A step towards 'Data Science'..!!: Hadoop with Pig...

Introduction

Apache Pig is a platform for analyzing large data sets. Pig's language, Pig Latin, is a simple query algebra that lets you express data transformations such as merging data sets, filtering them, and applying functions to records or groups of records. Users can create their own functions to do special-purpose processing.

Pig Latin queries execute in a distributed fashion on a cluster. Our current implementation compiles Pig Latin programs into Map-Reduce jobs, and executes them using Hadoop cluster.

Problem statement

We are going to read in a baseball statistics file. We are going to compute the highest runs by a player for each year. This file has all the statistics from 1871–2011 and it contains over 90,000 rows. Once we have the highest runs we will extend the script to translate a player id field into the first and last names of the players.

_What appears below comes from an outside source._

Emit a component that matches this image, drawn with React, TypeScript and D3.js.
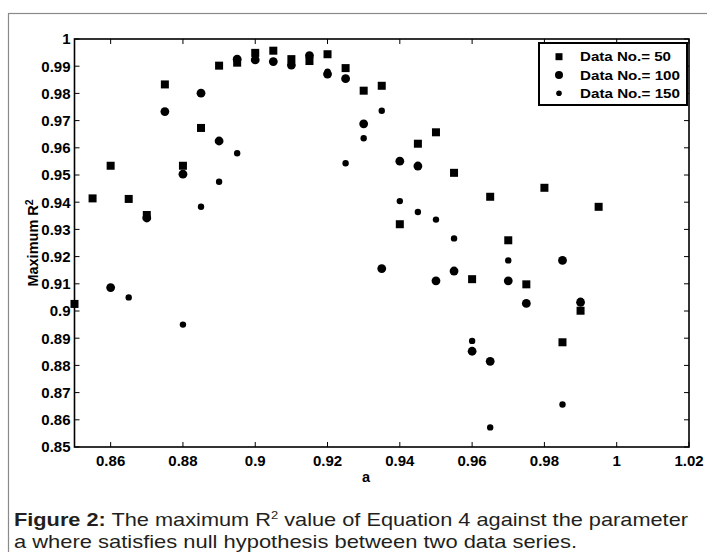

Link for datasets: http://hortonassets.s3.amazonaws.com/pig/lahman591-csv.zip

We start virtual box to get hadoop started, then we will see a GUI screen like below.

Upload .csv files using upload button on right corner.

Now we can go to Pig console by clicking pig image on title bar which leads us to pig console where we can write, edit and save pig commands.

Steps:

1. We need to load the data first. For that we use load statement.

2. To filter out the first row of the data we add FILTER statement.

3. Now we name the fields, We will use FOREACH statement to iterate batting data object. We can use Pig helper to provide us with a template if required.So the FOREACH statement will iterate through the batting data object and GENERATE pulls out selected fields and assigns them names. The new data object we are creating is then named runs.

4. We will use GROUP statement to group the elements in runs by the year field.

5. We will use FOREACH statement to find the maximum runs for each year.

6. We use the maximum runs we need to join this with the runs data object so we can pick up the player.

7. The result will be a dataset with "Year, PlayerID and Max Run".

8. At the end we DUMP data to the output.